Summary of Private Auction Deal

Private Auction Deal is an invitation-only, auction-based buying method inside Programmatic Advertising that gives select buyers access to specific publisher inventory under defined rules like floors and eligibility. It matters in Paid Marketing because it can improve control, quality, and predictability compared with open auctions—often with better brand suitability and clearer supply-path management. When measured properly and governed well, Private Auction Deal becomes a powerful lever for balancing performance with risk and inventory quality.

Frequently Asked Questions (FAQ)

1) What is a Private Auction Deal in simple terms?

A Private Auction Deal is a private, invitation-only auction where selected advertisers bid programmatically on a publisher’s inventory, usually with a minimum price and defined rules.

2) Is a Private Auction Deal always more expensive than the open exchange?

Not always, but it often has higher floors and higher clearing prices because it commonly includes premium inventory. The right comparison is cost per outcome (CPA/ROAS) and quality metrics, not CPM alone.

3) How does Private Auction Deal fit into Programmatic Advertising buying strategies?

In Programmatic Advertising, Private Auction Deal sits between open auction scale and guaranteed/reserved certainty. It’s used when you want auction efficiency but with tighter control over inventory and eligible buyers.

4) Can Private Auction Deal improve brand safety and suitability?

It can help because access is restricted and inventory is often curated, but it’s not a guarantee. You still need verification, category controls, and ongoing monitoring in your Paid Marketing setup.

5) What should I test to prove a Private Auction Deal is worth it?

Test it against comparable open auction inventory with controlled targeting and creative. Evaluate win rate stability, viewability/IVT, conversion efficiency (CPA/ROAS), and—if possible—incremental lift via holdouts.

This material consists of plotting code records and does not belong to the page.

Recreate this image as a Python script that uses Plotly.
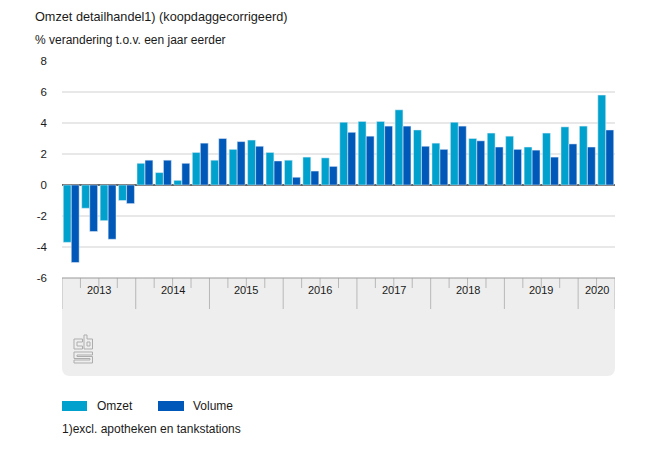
import plotly.graph_objects as go

quarters = [f"{y} K{q}" for y in range(2013, 2020) for q in range(1, 5)] + ["2020 K1", "2020 K2"]
omzet = [-3.7, -1.5, -2.3, -1.0,
         1.4, 0.8, 0.3, 2.1,
         1.6, 2.3, 2.9, 2.1,
         1.6, 1.8, 1.75, 4.05,
         4.1, 4.1, 4.85, 3.55,
         2.7, 4.05, 3.0, 3.35,
         3.15, 2.45, 3.35, 3.75,
         3.8, 5.8]
volume = [-5.0, -3.0, -3.5, -1.2,
          1.6, 1.6, 1.4, 2.7,
          3.0, 2.8, 2.5, 1.55,
          0.5, 0.9, 1.2, 3.4,
          3.15, 3.8, 3.8, 2.5,
          2.3, 3.8, 2.85, 2.45,
          2.3, 2.25, 1.8, 2.65,
          2.45, 3.55]
years = ["2013", "2014", "2015", "2016", "2017", "2018", "2019", "2020"]
quarters_per_year = [4, 4, 4, 4, 4, 4, 4, 2]
y_ticks = [-6, -4, -2, 0, 2, 4, 6, 8]
y_tick_labels = ["-6", "-4", "-2", "0", "2", "4", "6", "8"]
title = "Omzet detailhandel1) (koopdaggecorrigeerd)"
subtitle = "% verandering t.o.v. een jaar eerder"
footnote = "1)excl. apotheken en tankstations"

C_OMZET = "#00a1cd"
C_VOLUME = "#0058b8"
FONT = "Liberation Sans"
TXT = "#1a1a1a"
# the page has an 8 px margin; reference coordinates are converted for it
OFF = 8
W, H = 642, 442
L, R, T, B = 62 - OFF, 35, 61 - OFF, 172
x = list(range(len(quarters)))

fig = go.Figure()
fig.add_bar(x=x, y=omzet, name="Omzet", marker_color=C_OMZET, hovertext=quarters)
fig.add_bar(x=x, y=volume, name="Volume", marker_color=C_VOLUME, hovertext=quarters)


def px(xp, yp):
    return (xp - OFF - L) / (W - L - R), 1 - (yp - OFF - T) / (H - T - B)


def py(yp):
    return px(OFF, yp)[1]


def P(a, b):
    u, v = px(a, b)
    return f"{u:.5f},{v:.5f}"


shapes = []
# grey panel below axis, rounded at the bottom
x0, x1, y0, y1, r = 62, 615, 278, 376, 8
shapes.append(dict(type="path", xref="paper", yref="paper", layer="below", line_width=0, fillcolor="#eeeeee",
    path=f"M{P(x0,y0)} L{P(x1,y0)} L{P(x1,y1-r)} Q{P(x1,y1)} {P(x1-r,y1)} L{P(x0+r,y1)} Q{P(x0,y1)} {P(x0,y1-r)} Z"))

# year and quarter separators
start = -0.5
annotations = []
for yr, n in zip(years, quarters_per_year):
    shapes.append(dict(type="line", xref="x", yref="paper", x0=start, x1=start,
                       y0=py(309), y1=py(278), line=dict(color="#b8b8b8", width=1)))
    for k in range(1, n):
        shapes.append(dict(type="line", xref="x", yref="paper", x0=start + k, x1=start + k,
                           y0=py(288), y1=py(278), line=dict(color="#b8b8b8", width=1)))
    annotations.append(dict(text=yr, x=start + n / 2, xref="x", y=py(298), yref="paper",
                            showarrow=False, font=dict(size=11, color=TXT)))
    start += n
shapes.append(dict(type="line", xref="x", yref="paper", x0=start, x1=start,
                   y0=py(309), y1=py(278), line=dict(color="#b8b8b8", width=1)))
shapes.append(dict(type="line", xref="paper", yref="paper", x0=0, x1=1,
                   y0=py(278), y1=py(278), line=dict(color="#999999", width=1)))

# cbs mark, outlined
logo = [
    [(74, 339), (82.5, 339), (82.5, 342), (77, 342), (77, 346), (82.5, 346), (82.5, 349), (74, 349)],
    [(84, 335), (87, 335), (87, 339), (92.5, 339), (92.5, 349), (84, 349)],
    [(87, 342), (90, 342), (90, 346), (87, 346)],
    [(74, 352), (92.5, 352), (92.5, 355), (77, 355), (77, 356.5), (92.5, 356.5), (92.5, 363),
     (74, 363), (74, 360), (90, 360), (90, 358.5), (74, 358.5)],
]
for poly in logo:
    path = "M" + " L".join(P(a, b) for a, b in poly) + " Z"
    shapes.append(dict(type="path", xref="paper", yref="paper", path=path, line=dict(color="#adadad", width=1)))

# legend swatches
for xa, wd, col in ((62, 25, C_OMZET), (158, 26, C_VOLUME)):
    u0, v0 = px(xa, 401)
    u1, v1 = px(xa + wd, 411)
    shapes.append(dict(type="rect", xref="paper", yref="paper", x0=u0, x1=u1, y0=v1, y1=v0,
                       fillcolor=col, line_width=0))


def text(t, xp, yp, size=12):
    u, v = px(xp - 2, yp)
    annotations.append(dict(text=t, x=u, y=v, xref="paper", yref="paper", xanchor="left", yanchor="middle",
                            showarrow=False, font=dict(size=size, color=TXT)))


text(title, 35, 17, 12.7)
text(subtitle, 35, 40, 12)
text("Omzet", 97, 406, 12)
text("Volume", 193, 406, 12)
text(footnote, 62, 429, 12)

fig.update_layout(
    width=W, height=H, margin=dict(l=L, r=R, t=T, b=B), paper_bgcolor="white", plot_bgcolor="white",
    barmode="group", bargap=0.13, bargroupgap=0.02, showlegend=False,
    font=dict(family=FONT, size=11.5, color=TXT),
    shapes=shapes, annotations=annotations,
    xaxis=dict(range=[-0.5, len(quarters) - 0.5], showticklabels=False, showgrid=False, zeroline=False, ticks=""),
    yaxis=dict(range=[-6, 8], tickvals=y_ticks, ticktext=y_tick_labels, showgrid=True, gridcolor="#e8e8e8",
               gridwidth=1.5, zeroline=True, zerolinecolor="#666666", zerolinewidth=2, ticks="", ticklen=0,
               ticklabelstandoff=14, tickfont=dict(size=11.5, color=TXT)),
)
fig.write_html("out.html")
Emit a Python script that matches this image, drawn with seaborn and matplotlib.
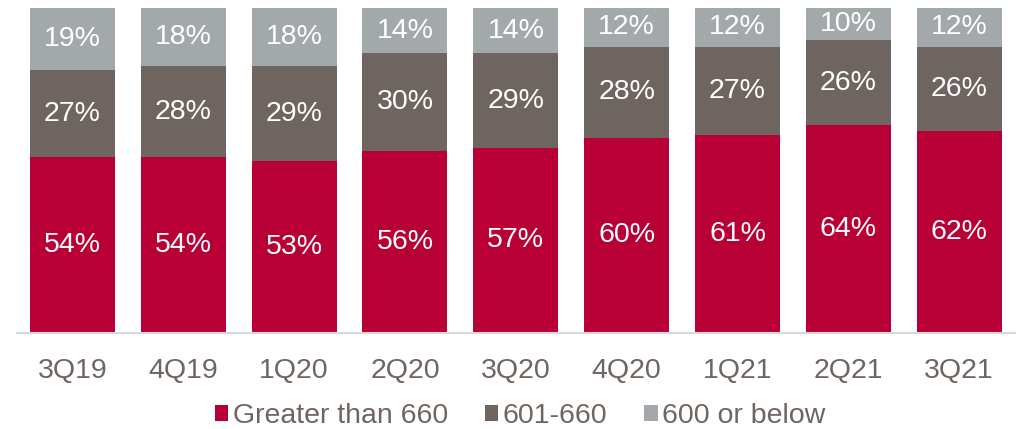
import numpy as np
import pandas as pd
import seaborn as sns
import matplotlib.pyplot as plt
from matplotlib.patches import Patch

quarters = ['3Q19', '4Q19', '1Q20', '2Q20', '3Q20', '4Q20', '1Q21', '2Q21', '3Q21']
above_660 = [54, 54, 53, 56, 57, 60, 61, 64, 62]
mid_601_660 = [27, 28, 29, 30, 29, 28, 27, 26, 26]
below_600 = [19, 18, 18, 14, 14, 12, 12, 10, 12]

series_names = ['Greater than 660', '601-660', '600 or below']
series_values = [above_660, mid_601_660, below_600]
colors = ['#B80037', '#6E6560', '#A3A8AA']
text_grey = '#6E6560'

sns.set_theme(style='white')
plt.rcParams['font.family'] = ['Liberation Sans', 'DejaVu Sans']

fig = plt.figure(figsize=(10.2, 4.29), dpi=100)
ax = fig.add_axes([0.0167, 0.2238, 0.978, 0.7576])

# Stack the three series on top of each other
bottom = np.zeros(len(quarters))
for name, vals, col in zip(series_names, series_values, colors):
    df = pd.DataFrame({'quarter': quarters, 'pct': vals})
    sns.barplot(data=df, x='quarter', y='pct', color=col, width=0.767,
                bottom=bottom, ax=ax, saturation=1, linewidth=0)
    bottom = bottom + np.array(vals)

for cont in ax.containers:
    ax.bar_label(cont, labels=[f'{int(b.get_height())}%' for b in cont],
                 label_type='center', color='white', fontsize=20.5)

ax.set_xlim(-0.5, len(quarters) - 0.5)
ax.set_ylim(0, 100)
ax.set_xlabel('')
ax.set_ylabel('')
ax.set_yticks([])
ax.tick_params(axis='x', length=0, pad=18, labelsize=20.5, labelcolor=text_grey)
for side in ['top', 'left', 'right']:
    ax.spines[side].set_visible(False)
ax.spines['bottom'].set_color('#D9D9D9')
ax.spines['bottom'].set_linewidth(1.5)

handles = [Patch(facecolor=c, edgecolor='none') for c in colors]
fig.legend(handles, series_names, loc='center', bbox_to_anchor=(0.51, 0.03),
           ncol=3, frameon=False, fontsize=20.5, handlelength=0.47, handleheight=0.47,
           handletextpad=0.15, columnspacing=1.3, labelcolor=text_grey)

fig.savefig('out.png', dpi=100)
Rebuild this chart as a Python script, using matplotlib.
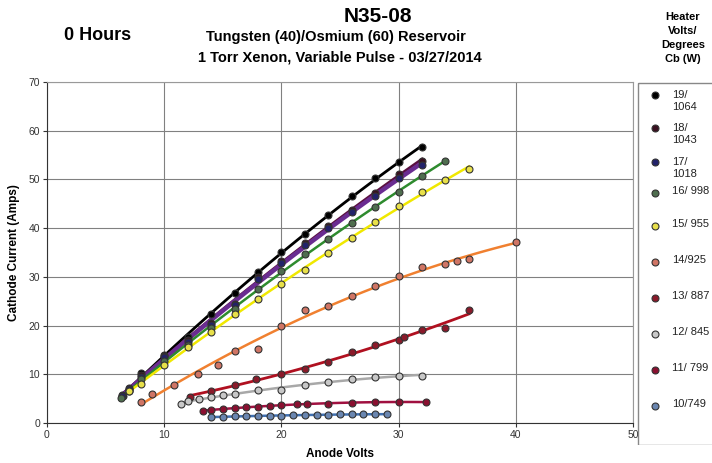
import numpy as np
import matplotlib
matplotlib.use("Agg")
import matplotlib.pyplot as plt
from matplotlib.patches import Rectangle

plt.rcParams['font.family'] = ['Liberation Sans', 'DejaVu Sans']

# ---- data ----
labels = ["19/\n1064", "18/\n1043", "17/\n1018", "16/ 998", "15/ 955",
          "14/925", "13/ 887", "12/ 845", "11/ 799", "10/749"]

v19 = [6.5, 7, 8, 10, 12, 14, 16, 18, 20, 22, 24, 26, 28, 30, 32]
i19 = [5.5, 6.8, 10.3, 14.0, 17.6, 22.3, 26.6, 30.9, 35.2, 38.7, 42.6, 46.5, 50.2, 53.5, 56.7]

v18 = [6.4, 7, 8, 10, 12, 14, 16, 18, 20, 22, 24, 26, 28, 30, 32]
i18 = [5.8, 7.2, 9.8, 13.7, 17.0, 20.5, 24.5, 29.9, 33.2, 36.9, 40.5, 43.8, 47.2, 51.1, 53.8]

v17 = [6.4, 7, 8, 10, 12, 14, 16, 18, 20, 22, 24, 26, 28, 30, 32]
i17 = [5.6, 7.0, 9.5, 13.5, 16.7, 20.1, 24.2, 29.5, 32.8, 36.5, 40.1, 43.4, 46.6, 50.3, 53.0]

v16 = [6.3, 7, 8, 10, 12, 14, 16, 18, 20, 22, 24, 26, 28, 30, 32, 34]
i16 = [5.2, 6.5, 9.0, 12.8, 16.0, 19.5, 23.5, 27.5, 31.1, 34.7, 37.8, 41.1, 44.4, 47.5, 50.8, 53.8]

v15 = [7, 8, 10, 12, 14, 16, 18, 20, 22, 24, 26, 28, 30, 32, 34, 36]
i15 = [6.5, 8.1, 11.9, 15.5, 18.7, 22.3, 25.5, 28.5, 31.4, 35.0, 38.0, 41.3, 44.6, 47.4, 49.9, 52.2]

v14 = [8, 9, 10.8, 12.9, 14.6, 16, 18, 20, 22, 24, 26, 28, 30, 32, 34, 35, 36, 40]
i14 = [4.3, 5.9, 7.9, 10.1, 12.0, 14.8, 15.2, 20.0, 23.1, 24.0, 26.1, 28.1, 30.2, 32.1, 32.6, 33.3, 33.6, 37.1]

v13 = [12.2, 14, 16, 17.8, 20, 22, 24, 26, 28, 30, 30.5, 32, 34, 36]
i13 = [5.4, 6.6, 7.8, 9.0, 10.1, 11.0, 12.6, 14.5, 16.0, 17.0, 17.6, 19.1, 19.6, 23.1]

v12 = [11.4, 12, 13, 14, 15, 16, 18, 20, 22, 24, 26, 28, 30, 32]
i12 = [3.9, 4.5, 5.0, 5.3, 5.75, 6.0, 6.7, 6.8, 7.7, 8.5, 9.0, 9.4, 9.7, 9.7]

v11 = [13.3, 14, 15, 16, 17, 18, 19, 20, 21.3, 22.2, 24, 26, 28, 30, 32.3]
i11 = [2.5, 2.7, 2.9, 3.1, 3.2, 3.35, 3.5, 3.6, 3.9, 3.9, 4.0, 4.2, 4.25, 4.4, 4.25]

v10 = [14, 15, 16, 17, 18, 19, 20, 21, 22, 23, 24, 25, 26, 27, 28, 29]
i10 = [1.2, 1.3, 1.35, 1.4, 1.45, 1.5, 1.5, 1.6, 1.65, 1.7, 1.7, 1.75, 1.75, 1.8, 1.8, 1.8]

series_v = [v19, v18, v17, v16, v15, v14, v13, v12, v11, v10]
series_i = [i19, i18, i17, i16, i15, i14, i13, i12, i11, i10]

marker_colors = ['#000000', '#3a1020', '#22226a', '#4f6e4f', '#e8e04a',
                 '#d07565', '#8a1a2a', '#c8c8c8', '#8a1030', '#6a86b0']
line_colors = ['#000000', '#5a1040', '#6a2c91', '#2e8b2e', '#f0e800',
               '#f08030', '#b01020', '#a8a8a8', '#a01040', '#4070b0']
line_widths = [2.0, 2.0, 3.2, 1.8, 1.8, 1.8, 2.0, 1.8, 1.8, 1.8]

fig = plt.figure(figsize=(7.12, 4.63), dpi=100)
ax = fig.add_axes([47/712, 1-423/463, (633-47)/712, (423-82)/463])

for k in range(len(series_v)):
    v = np.array(series_v[k]); c = np.array(series_i[k])
    coef = np.polyfit(v, c, 2)
    xs = np.linspace(v.min(), v.max(), 100)
    ax.plot(xs, np.polyval(coef, xs), color=line_colors[k], lw=line_widths[k], zorder=3)
for k in range(len(series_v)):
    ax.plot(series_v[k], series_i[k], 'o', ms=5, mfc=marker_colors[k],
            mec='#333333', mew=0.8, ls='none', zorder=4)

ax.set_xlim(0, 50)
ax.set_ylim(0, 70)
ax.set_xticks(range(0, 51, 10))
ax.set_yticks(range(0, 71, 10))
ax.grid(True, color='#808080', lw=0.8)
ax.set_axisbelow(True)
for s in ['top', 'right']:
    ax.spines[s].set_color('#999999')
ax.spines['left'].set_color('#333333')
ax.spines['bottom'].set_color('#333333')
ax.tick_params(labelsize=7.5, length=3, pad=2, colors='#333333')
ax.set_xlabel('Anode Volts', fontsize=8.5, fontweight='bold', labelpad=6)
ax.set_ylabel('Cathode Current (Amps)', fontsize=8.5, fontweight='bold', labelpad=6)

fig.text(378/712, 1-16/463, 'N35-08', ha='center', va='center', fontsize=15, fontweight='bold')
fig.text(336/712, 1-37/463, 'Tungsten (40)/Osmium (60) Reservoir', ha='center', va='center',
         fontsize=10.5, fontweight='bold')
fig.text(340/712, 1-57/463, '1 Torr Xenon, Variable Pulse - 03/27/2014', ha='center', va='center',
         fontsize=10.5, fontweight='bold')
fig.text(98/712, 1-35/463, '0 Hours', ha='center', va='center', fontsize=13, fontweight='bold')
fig.text(683/712, 1-38/463, 'Heater\nVolts/\nDegrees\nCb (W)', ha='center', va='center',
         fontsize=8, fontweight='bold', linespacing=1.5)

# legend box
lax = fig.add_axes([637/712, 1-445/463, 80/712, (445-82)/463])
lax.set_xlim(0, 80); lax.set_ylim(445, 82)
lax.axis('off')
lax.add_patch(Rectangle((0.5, 82.5), 90, 362, fill=False, ec='#888888', lw=1))
ys = [95, 128, 162, 193, 226, 262, 298, 334, 370, 406]
for k, y in enumerate(ys):
    lax.plot([18], [y], 'o', ms=5, mfc=marker_colors[k], mec='#333333', mew=0.8)
    lax.text(35, y - 2 if '\n' not in labels[k] else y + 6, labels[k], fontsize=8,
             va='center', ha='left', color='#222222', linespacing=1.2)

fig.savefig('out.png', dpi=100)
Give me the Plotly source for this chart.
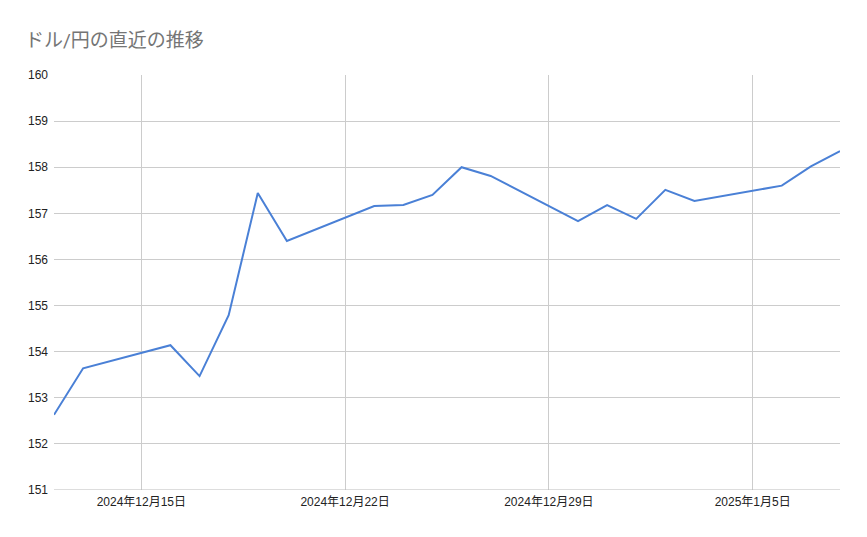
import pandas as pd
import plotly.graph_objects as go

# ドル/円 終値（営業日のみ）
dates = [
    "2024-12-12", "2024-12-13", "2024-12-16", "2024-12-17", "2024-12-18",
    "2024-12-19", "2024-12-20", "2024-12-23", "2024-12-24", "2024-12-25",
    "2024-12-26", "2024-12-27", "2024-12-30", "2024-12-31", "2025-01-01",
    "2025-01-02", "2025-01-03", "2025-01-06", "2025-01-07", "2025-01-08",
]
rates = [
    152.63, 153.64, 154.14, 153.47, 154.79,
    157.44, 156.40, 157.16, 157.18, 157.40,
    158.00, 157.81, 156.83, 157.18, 156.88,
    157.51, 157.27, 157.60, 158.02, 158.35,
]
tick_dates = ["2024-12-15", "2024-12-22", "2024-12-29", "2025-01-05"]
tick_labels = ["2024年12月15日", "2024年12月22日", "2024年12月29日", "2025年1月5日"]
y_ticks = list(range(151, 161))

x = pd.to_datetime(dates)
tick_font = dict(size=12, color="#222222", family="'Liberation Sans', Arial, 'Noto Sans CJK JP', sans-serif")

fig = go.Figure(go.Scatter(
    x=x, y=rates, mode="lines",
    line=dict(color="#4A80D6", width=2),
))

fig.update_layout(
    width=867, height=537,
    margin=dict(l=46, r=35, t=67, b=55),
    paper_bgcolor="white", plot_bgcolor="white",
    showlegend=False,
    font=dict(family="Roboto, 'Noto Sans CJK JP', sans-serif", size=12, color="#222222"),
    title=dict(
        text="ドル/円の直近の推移",
        x=0, xref="paper", xanchor="left", y=0.94, yanchor="middle",
        font=dict(size=19, color="#757575", family="Roboto, 'Noto Sans CJK JP', sans-serif"),
        pad=dict(l=-29),
    ),
    xaxis=dict(
        range=[x[0], x[-1]],
        tickvals=pd.to_datetime(tick_dates), ticktext=tick_labels,
        showgrid=True, gridcolor="#cccccc", gridwidth=1,
        showline=False, zeroline=False, ticks="",
        ticklabelstandoff=3,
        tickfont=tick_font,
    ),
    yaxis=dict(
        range=[151, 160], tickvals=y_ticks,
        showgrid=True, gridcolor="#cccccc", gridwidth=1,
        showline=False, zeroline=False, ticks="",
        ticklabelstandoff=5,
        tickfont=tick_font,
    ),
)
fig.add_hline(y=151, line=dict(color="#bbbbbb", width=1))

fig.write_html("out.html")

6) What are the most common reasons a Private Auction Deal underperforms?

Typical causes include bids below floor, overly narrow targeting, creative mismatches for premium placements, measurement gaps, or assuming “private” equals “high quality” without validating supply paths and placements.

7) Do small businesses benefit from Private Auction Deal setups?

They can, especially if brand suitability and placement quality are critical. However, limited budgets may be better served by simpler Programmatic Advertising setups unless the deal clearly improves outcomes in Paid Marketing tests.